The family group, defined by bloodlines, is rejected in favour of a group that is open to all. A woman declares Mary, Jesus’ mother, blessed, presuming a woman’s greatness derives from mothering a famous son. But Jesus rejects this in favour of a blessedness open to anyone who wants it, regardless of sex, gender, infertility or maternity.

 

Jesus says he will bring division to families. The usual explanation of this text is that families will be divided as some accept and others refuse faith in Jesus. But notice how the separation is along generational lines – father against son, son against father, mother against daughter, etc. This attack on the family has nothing to with faith but everything to do with how power is exercised.

 

The family is society in miniature involving, as well as love and nurture, power and control. In 1st century Palestine power was exercised in a hierarchical, male-dominant fashion. Jesus, contrary to this, visualises a Kingdom which is open equally and accessible to all under God – breaking boundaries of class, gender, and race. It was not only the openness of this Kingdom that was important, but about how power was wielded within it. The privileges one could expect being wealthy or male, for example, did not apply. It was to be a just and equal world.

 

In 1893 an Italian peasant woman articulated a similar vision during the peasant uprising:

 

‘We want everyone to work, as we work. There should no longer be either rich or poor. All should have bread for themselves and their children. We should all be equal. I have five small children and only one little room, where we have to eat and sleep and do everything, while so many lords have ten or twelve rooms, entire palaces… It will be enough to put all in common, and share with justice what is produced." [i]

 

It was in the practice of dining together that Jesus and his followers exemplified this new Kingdom, and its new power arrangements. 

 

Consider the Maundy Thursday reading of Jesus washing his disciples’ feet [John 13:1-17]. Although it is usually expounded as an example of Jesus’ humility, it is better understood as indicating the egalitarian power relationships expected within the community of believers, and by inference the vision for the exercise of power in society as a whole.

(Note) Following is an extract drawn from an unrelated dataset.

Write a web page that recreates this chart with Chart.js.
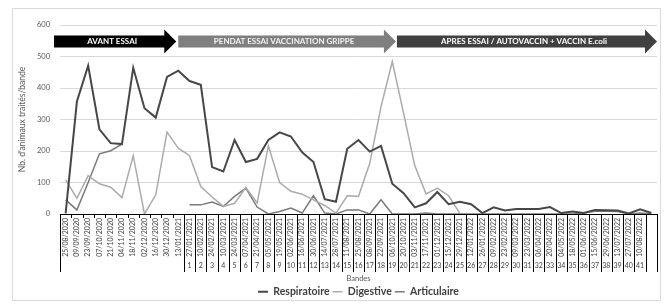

In this text Jesus, their teacher and leader, takes the role of a servant, and by doing so criticises the class divisions in both the emergent church and society generally. A task does not and should not define a person. The inherent equality of our common humanity, and humanity’s status as beloved of God, is what ultimately defines us, not the roles that we undertake or ruling elites prescribe for us.

 

Consider too the well-known parable of the banquet [Matt 22:1-13, Luke 14:15-24] where a person gives a presumably unannounced feast, sends a servant to invite friends, but finds late in the day that each friend has an excuse. A dinner is ready and the room is empty. So the host replaces the absent guests with anyone off the streets. But if one actually brought in anyone off the street, then classes, sexes and ranks would all be mixed up together. Dom Crossan [ii] refers to the work of anthropologists to describe the nightmare this would produce:

 

‘Sharing food is a transaction which involves a series of mutual obligations and which initiates an interconnected complex of mutuality and reciprocity. Eating is a behaviour which symbolizes relationships, mediates social status and power, and expresses the boundaries of group identity.’

 

Jesus preached by word and example equality around the table – the table exemplifying in miniature the power structure of society. Is it any wonder that his critics accused him of being a glutton and drunkard, the friend of tax-collectors and sinners, for he made no appropriate distinctions and discriminations? And since women were present, especially unmarried women, the accusation was that he ate with ‘prostitutes’ – the standard denigrating label for any woman outside of appropriate male control. Those labels of tax-collectors, sinners, prostitutes were for those, in the opinion of his critics, people with whom open and free association should be avoided.

 

For the poor, the ill, those ostracized and rejected by so-called ‘decent’ society this open and egalitarian vision was immensely attractive, just as it was repulsive for most that benefited from the prevailing patriarchal ‘family values’. For the ostracized and rejected the Jesus vision promised a new ‘family’, where everyone, rich or poor, male or female, slave or free, were equal siblings under God. The Jesus movement redefined ‘family’ just as it sought to redefine both power and God. Mutual affection, equality in decision-making, and fidelity to one another were worked out in the context of the new family, the community of what would be called the Church. [iii]

 

Unfortunately within a short space of time patriarchy found ways to subvert the Jesus vision and reclaim its power. By the time some of the epistles were being written, it was well on its way to making a come-back and the leadership of women, the critique of slavery, and the priority of redistributing wealth was under threat of being written out of the collective Christian memory.

 

Today we need to be careful never to sanctify any religious, social, familial or political arrangement. Church structures – like bishops, vicars, and parishes – are institutional arrangements, reflecting the desire of individuals to serve the God known in Jesus. So let’s not pretend they are in themselves holy, construed and sanctified by God. Family structures – marriages, civil unions – are societal arrangements, reflecting our culture at this time, and the desire of many to live in mutual affectionate relationships. So let’s not pretend they are envisaged and blessed in the Bible, and sanctified by God. For too long God has insidiously been used as a rubber stamp by the powerful to order society and maintain their hold on power.

 

Rather it is the love as defined by Jesus – radically egalitarian, mutual and loyal, hospitable and humble, threatening to hierarchical power – that is known in Scripture, and which we try to live out. It is that love which is the very nature of God.

 

 

[i] J.D. Crossan Jesus: a revolutionary biography p.78

[ii] J.D. Crossan Jesus: a revolutionary biography p.68

[iii] 1 Corinthians 13, commonly read at weddings, is in context about the love and mutual affection within the Jesus community.